Description of the task:
Scan the lines below for the string "draw" and copy every one that has it.

Data block:
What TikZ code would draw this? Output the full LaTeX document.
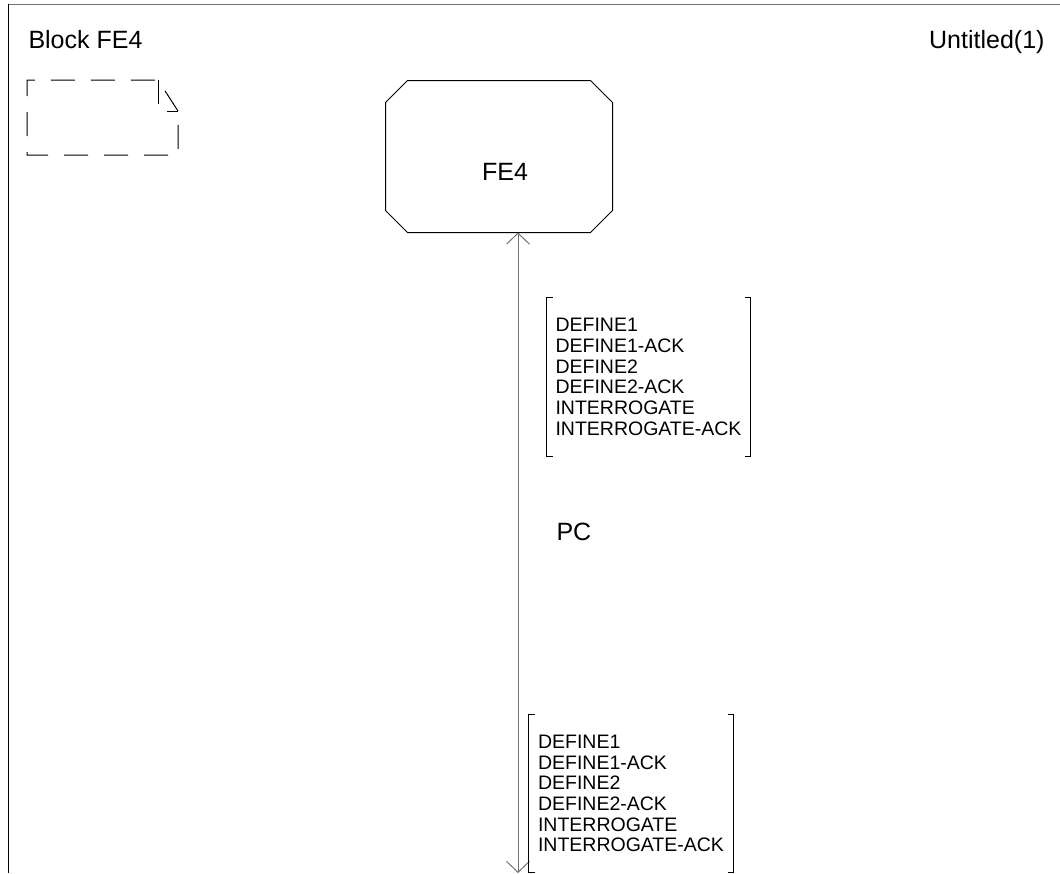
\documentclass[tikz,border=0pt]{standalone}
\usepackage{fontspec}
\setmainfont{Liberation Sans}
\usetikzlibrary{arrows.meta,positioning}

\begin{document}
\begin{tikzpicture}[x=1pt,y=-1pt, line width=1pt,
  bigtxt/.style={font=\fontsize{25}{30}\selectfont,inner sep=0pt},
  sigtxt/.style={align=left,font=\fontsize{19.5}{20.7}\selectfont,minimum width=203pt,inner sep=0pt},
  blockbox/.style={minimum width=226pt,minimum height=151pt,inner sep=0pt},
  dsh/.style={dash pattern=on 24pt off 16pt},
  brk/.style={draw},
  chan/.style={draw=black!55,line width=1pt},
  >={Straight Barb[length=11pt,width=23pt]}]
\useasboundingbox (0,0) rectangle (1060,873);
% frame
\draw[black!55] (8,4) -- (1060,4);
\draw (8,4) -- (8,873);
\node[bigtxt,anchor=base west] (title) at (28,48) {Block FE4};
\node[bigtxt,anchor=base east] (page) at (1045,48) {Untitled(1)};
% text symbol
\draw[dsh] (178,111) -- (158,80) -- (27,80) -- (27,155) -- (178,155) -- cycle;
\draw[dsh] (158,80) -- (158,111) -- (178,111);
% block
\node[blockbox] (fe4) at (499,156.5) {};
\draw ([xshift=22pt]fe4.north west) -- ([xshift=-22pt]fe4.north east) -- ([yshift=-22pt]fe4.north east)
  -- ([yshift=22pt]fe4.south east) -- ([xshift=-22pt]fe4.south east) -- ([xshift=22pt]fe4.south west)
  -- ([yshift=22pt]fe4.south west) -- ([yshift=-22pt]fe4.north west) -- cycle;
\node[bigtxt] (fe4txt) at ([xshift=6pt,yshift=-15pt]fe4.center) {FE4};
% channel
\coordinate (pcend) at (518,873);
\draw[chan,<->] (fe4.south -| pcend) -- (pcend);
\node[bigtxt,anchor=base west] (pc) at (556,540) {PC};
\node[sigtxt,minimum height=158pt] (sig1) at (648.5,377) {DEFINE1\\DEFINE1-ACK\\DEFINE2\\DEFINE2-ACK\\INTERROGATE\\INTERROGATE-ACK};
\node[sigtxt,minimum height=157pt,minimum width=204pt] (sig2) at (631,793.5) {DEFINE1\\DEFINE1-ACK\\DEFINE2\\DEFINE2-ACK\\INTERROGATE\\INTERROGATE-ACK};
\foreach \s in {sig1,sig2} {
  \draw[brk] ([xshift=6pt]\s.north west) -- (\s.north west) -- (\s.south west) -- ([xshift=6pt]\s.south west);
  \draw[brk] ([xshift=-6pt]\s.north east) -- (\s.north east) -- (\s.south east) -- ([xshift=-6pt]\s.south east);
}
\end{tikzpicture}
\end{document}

Exercise result:
What TikZ code would draw this? Output the full LaTeX document.
  brk/.style={draw},
  chan/.style={draw=black!55,line width=1pt},
\draw[black!55] (8,4) -- (1060,4);
\draw (8,4) -- (8,873);
\draw[dsh] (178,111) -- (158,80) -- (27,80) -- (27,155) -- (178,155) -- cycle;
\draw[dsh] (158,80) -- (158,111) -- (178,111);
\draw ([xshift=22pt]fe4.north west) -- ([xshift=-22pt]fe4.north east) -- ([yshift=-22pt]fe4.north east)
\draw[chan,<->] (fe4.south -| pcend) -- (pcend);
  \draw[brk] ([xshift=6pt]\s.north west) -- (\s.north west) -- (\s.south west) -- ([xshift=6pt]\s.south west);
  \draw[brk] ([xshift=-6pt]\s.north east) -- (\s.north east) -- (\s.south east) -- ([xshift=-6pt]\s.south east);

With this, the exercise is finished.